== REQUIRED WORK ==
Would you repeat the listing exactly but omit every picture?

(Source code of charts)
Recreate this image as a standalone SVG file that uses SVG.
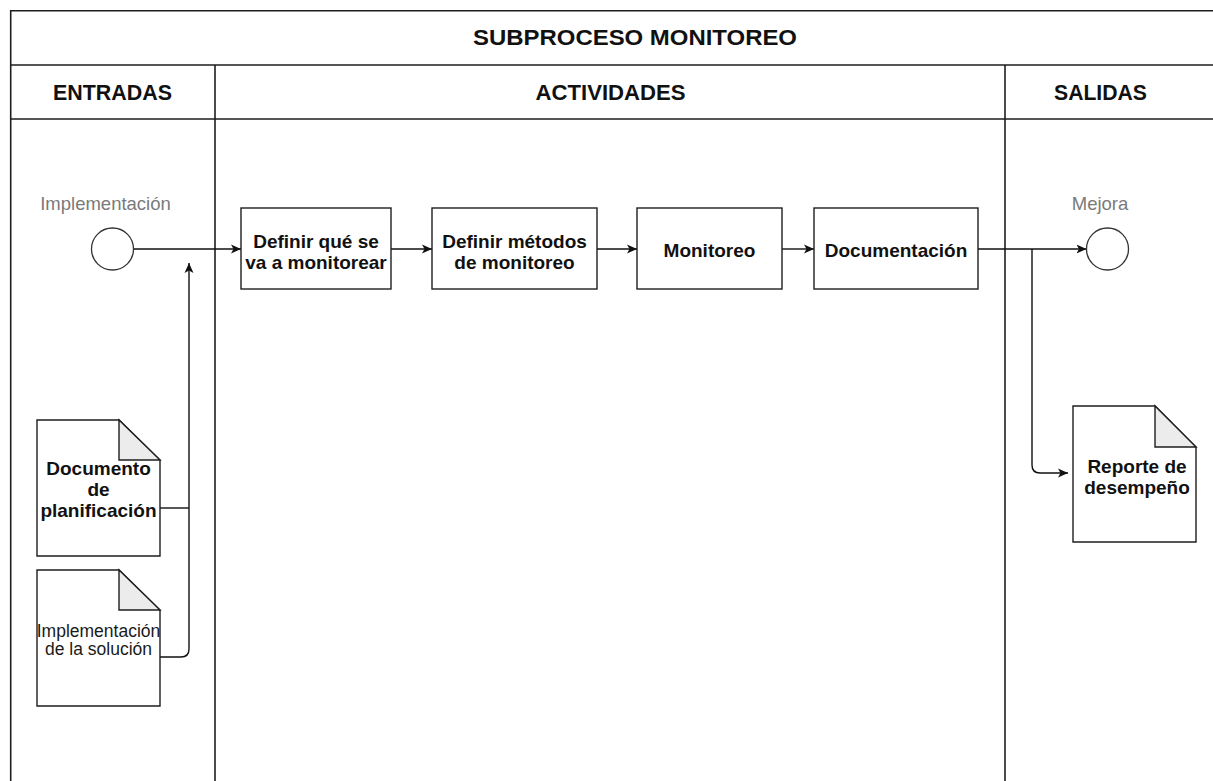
<svg xmlns="http://www.w3.org/2000/svg" width="1213" height="781" viewBox="0 0 1213 781">
<defs>
<style>
.frame{stroke:#1e1e1e;stroke-width:1.6;fill:none}
.box{fill:#fff;stroke:#1e1e1e;stroke-width:1.4}
.fold{fill:#ececec;stroke:#1e1e1e;stroke-width:1.4;stroke-linejoin:miter}
.ev{fill:#fff;stroke:#333;stroke-width:1.3}
.edge{fill:none;stroke:#111;stroke-width:1.4}
.hdr{font-family:"Liberation Sans",Arial,sans-serif;font-weight:bold;fill:#111;text-anchor:middle}
.bt{font-family:"Liberation Sans",Arial,sans-serif;font-weight:bold;font-size:19px;fill:#111;text-anchor:middle}
.lbl{font-family:"Liberation Sans",Arial,sans-serif;font-size:18.5px;fill:#7a7a7a;text-anchor:middle}
.rt{font-family:"Liberation Sans",Arial,sans-serif;font-size:17.5px;fill:#1a1a1a;text-anchor:middle}
</style>
<marker id="arr" viewBox="0 0 10 10" refX="10" refY="5" markerWidth="10" markerHeight="10" markerUnits="userSpaceOnUse" orient="auto">
<path d="M0,0.5 L10,5 L0,9.5 L2.5,5 Z" fill="#111"/>
</marker>
</defs>
<rect width="1213" height="781" fill="#fff"/>
<g id="pool">
<path class="frame" d="M10.7,781 V10.7 H1214 M10.7,65 H1214 M10.7,119 H1214 M215,65 V781 M1005,65 V781"/>
<text class="hdr" x="635" y="44.5" font-size="22" textLength="324" lengthAdjust="spacingAndGlyphs">SUBPROCESO MONITOREO</text>
<text class="hdr" x="112.5" y="100" font-size="21.5" textLength="119" lengthAdjust="spacingAndGlyphs">ENTRADAS</text>
<text class="hdr" x="610.5" y="100" font-size="21.5" textLength="150" lengthAdjust="spacingAndGlyphs">ACTIVIDADES</text>
<text class="hdr" x="1100.5" y="100" font-size="21.5" textLength="93" lengthAdjust="spacingAndGlyphs">SALIDAS</text>
</g>
<g id="connectors">
<path class="edge" d="M133.5,249 H241" marker-end="url(#arr)"/>
<path class="edge" d="M391,249 H432" marker-end="url(#arr)"/>
<path class="edge" d="M597,249 H637" marker-end="url(#arr)"/>
<path class="edge" d="M782,249 H814" marker-end="url(#arr)"/>
<path class="edge" d="M978,249 H1086.5" marker-end="url(#arr)"/>
<path class="edge" d="M1032,249 V465 Q1032,473 1040,473 H1068" marker-end="url(#arr)"/>
<path class="edge" d="M160,508 H189"/>
<path class="edge" d="M160,657 H181 Q189,657 189,649 V263" marker-end="url(#arr)"/>
</g>
<g id="start">
<circle class="ev" cx="112.5" cy="249" r="21"/>
<text class="lbl" x="105.5" y="209.5">Implementación</text>
</g>
<g id="end">
<circle class="ev" cx="1107.5" cy="249" r="21"/>
<text class="lbl" x="1100" y="209.5">Mejora</text>
</g>
<g id="task1">
<rect class="box" x="241" y="208" width="150" height="81"/>
<text class="bt" x="316" y="247.5">Definir qué se</text>
<text class="bt" x="316" y="268.5">va a monitorear</text>
</g>
<g id="task2">
<rect class="box" x="432" y="208" width="165" height="81"/>
<text class="bt" x="514.5" y="247.5">Definir métodos</text>
<text class="bt" x="514.5" y="268.5">de monitoreo</text>
</g>
<g id="task3">
<rect class="box" x="637" y="208" width="145" height="81"/>
<text class="bt" x="709.5" y="257">Monitoreo</text>
</g>
<g id="task4">
<rect class="box" x="814" y="208" width="164" height="81"/>
<text class="bt" x="896" y="257">Documentación</text>
</g>
<g id="doc-planificacion">
<path class="box" d="M37,420 H119 L160,460 V556 H37 Z"/>
<path class="fold" d="M119,420 V460 H160 Z"/>
<text class="bt" x="98.5" y="475">Documento</text>
<text class="bt" x="98.5" y="496">de</text>
<text class="bt" x="98.5" y="517">planificación</text>
</g>
<g id="doc-implementacion">
<path class="box" d="M37,570 H119 L160,610 V706 H37 Z"/>
<path class="fold" d="M119,570 V610 H160 Z"/>
<text class="rt" x="98.5" y="636.5">Implementación</text>
<text class="rt" x="98.5" y="654.5">de la solución</text>
</g>
<g id="doc-reporte">
<path class="box" d="M1073,406 H1155 L1196,447 V542 H1073 Z"/>
<path class="fold" d="M1155,406 V447 H1196 Z"/>
<text class="bt" x="1137" y="472.5" font-size="20.5">Reporte de</text>
<text class="bt" x="1137" y="493.5" font-size="20.5">desempeño</text>
</g>
</svg>
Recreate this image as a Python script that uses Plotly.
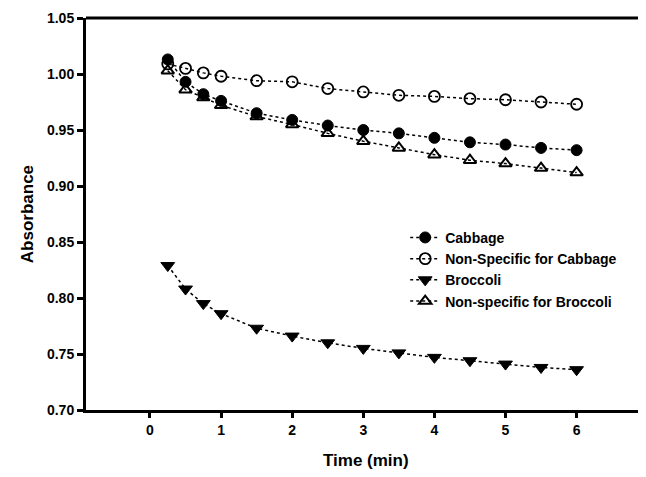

== FINISHED TASK ==
Recreate this image as a standalone SVG file that uses SVG.
<svg xmlns="http://www.w3.org/2000/svg" width="1213" height="781" viewBox="0 0 1213 781">
<defs>
<style>
.frame{stroke:#1e1e1e;stroke-width:1.6;fill:none}
.box{fill:#fff;stroke:#1e1e1e;stroke-width:1.4}
.fold{fill:#ececec;stroke:#1e1e1e;stroke-width:1.4;stroke-linejoin:miter}
.ev{fill:#fff;stroke:#333;stroke-width:1.3}
.edge{fill:none;stroke:#111;stroke-width:1.4}
.hdr{font-family:"Liberation Sans",Arial,sans-serif;font-weight:bold;fill:#111;text-anchor:middle}
.bt{font-family:"Liberation Sans",Arial,sans-serif;font-weight:bold;font-size:19px;fill:#111;text-anchor:middle}
.lbl{font-family:"Liberation Sans",Arial,sans-serif;font-size:18.5px;fill:#7a7a7a;text-anchor:middle}
.rt{font-family:"Liberation Sans",Arial,sans-serif;font-size:17.5px;fill:#1a1a1a;text-anchor:middle}
</style>
<marker id="arr" viewBox="0 0 10 10" refX="10" refY="5" markerWidth="10" markerHeight="10" markerUnits="userSpaceOnUse" orient="auto">
<path d="M0,0.5 L10,5 L0,9.5 L2.5,5 Z" fill="#111"/>
</marker>
</defs>
<rect width="1213" height="781" fill="#fff"/>
<g id="pool">
<path class="frame" d="M10.7,781 V10.7 H1214 M10.7,65 H1214 M10.7,119 H1214 M215,65 V781 M1005,65 V781"/>
<text class="hdr" x="635" y="44.5" font-size="22" textLength="324" lengthAdjust="spacingAndGlyphs">SUBPROCESO MONITOREO</text>
<text class="hdr" x="112.5" y="100" font-size="21.5" textLength="119" lengthAdjust="spacingAndGlyphs">ENTRADAS</text>
<text class="hdr" x="610.5" y="100" font-size="21.5" textLength="150" lengthAdjust="spacingAndGlyphs">ACTIVIDADES</text>
<text class="hdr" x="1100.5" y="100" font-size="21.5" textLength="93" lengthAdjust="spacingAndGlyphs">SALIDAS</text>
</g>
<g id="connectors">
<path class="edge" d="M133.5,249 H241" marker-end="url(#arr)"/>
<path class="edge" d="M391,249 H432" marker-end="url(#arr)"/>
<path class="edge" d="M597,249 H637" marker-end="url(#arr)"/>
<path class="edge" d="M782,249 H814" marker-end="url(#arr)"/>
<path class="edge" d="M978,249 H1086.5" marker-end="url(#arr)"/>
<path class="edge" d="M1032,249 V465 Q1032,473 1040,473 H1068" marker-end="url(#arr)"/>
<path class="edge" d="M160,508 H189"/>
<path class="edge" d="M160,657 H181 Q189,657 189,649 V263" marker-end="url(#arr)"/>
</g>
<g id="start">
<circle class="ev" cx="112.5" cy="249" r="21"/>
<text class="lbl" x="105.5" y="209.5">Implementación</text>
</g>
<g id="end">
<circle class="ev" cx="1107.5" cy="249" r="21"/>
<text class="lbl" x="1100" y="209.5">Mejora</text>
</g>
<g id="task1">
<rect class="box" x="241" y="208" width="150" height="81"/>
<text class="bt" x="316" y="247.5">Definir qué se</text>
<text class="bt" x="316" y="268.5">va a monitorear</text>
</g>
<g id="task2">
<rect class="box" x="432" y="208" width="165" height="81"/>
<text class="bt" x="514.5" y="247.5">Definir métodos</text>
<text class="bt" x="514.5" y="268.5">de monitoreo</text>
</g>
<g id="task3">
<rect class="box" x="637" y="208" width="145" height="81"/>
<text class="bt" x="709.5" y="257">Monitoreo</text>
</g>
<g id="task4">
<rect class="box" x="814" y="208" width="164" height="81"/>
<text class="bt" x="896" y="257">Documentación</text>
</g>
<g id="doc-planificacion">
<path class="box" d="M37,420 H119 L160,460 V556 H37 Z"/>
<path class="fold" d="M119,420 V460 H160 Z"/>
<text class="bt" x="98.5" y="475">Documento</text>
<text class="bt" x="98.5" y="496">de</text>
<text class="bt" x="98.5" y="517">planificación</text>
</g>
<g id="doc-implementacion">
<path class="box" d="M37,570 H119 L160,610 V706 H37 Z"/>
<path class="fold" d="M119,570 V610 H160 Z"/>
<text class="rt" x="98.5" y="636.5">Implementación</text>
<text class="rt" x="98.5" y="654.5">de la solución</text>
</g>
<g id="doc-reporte">
<path class="box" d="M1073,406 H1155 L1196,447 V542 H1073 Z"/>
<path class="fold" d="M1155,406 V447 H1196 Z"/>
<text class="bt" x="1137" y="472.5" font-size="20.5">Reporte de</text>
<text class="bt" x="1137" y="493.5" font-size="20.5">desempeño</text>
</g>
</svg>
Recreate this image as a Python script that uses Plotly.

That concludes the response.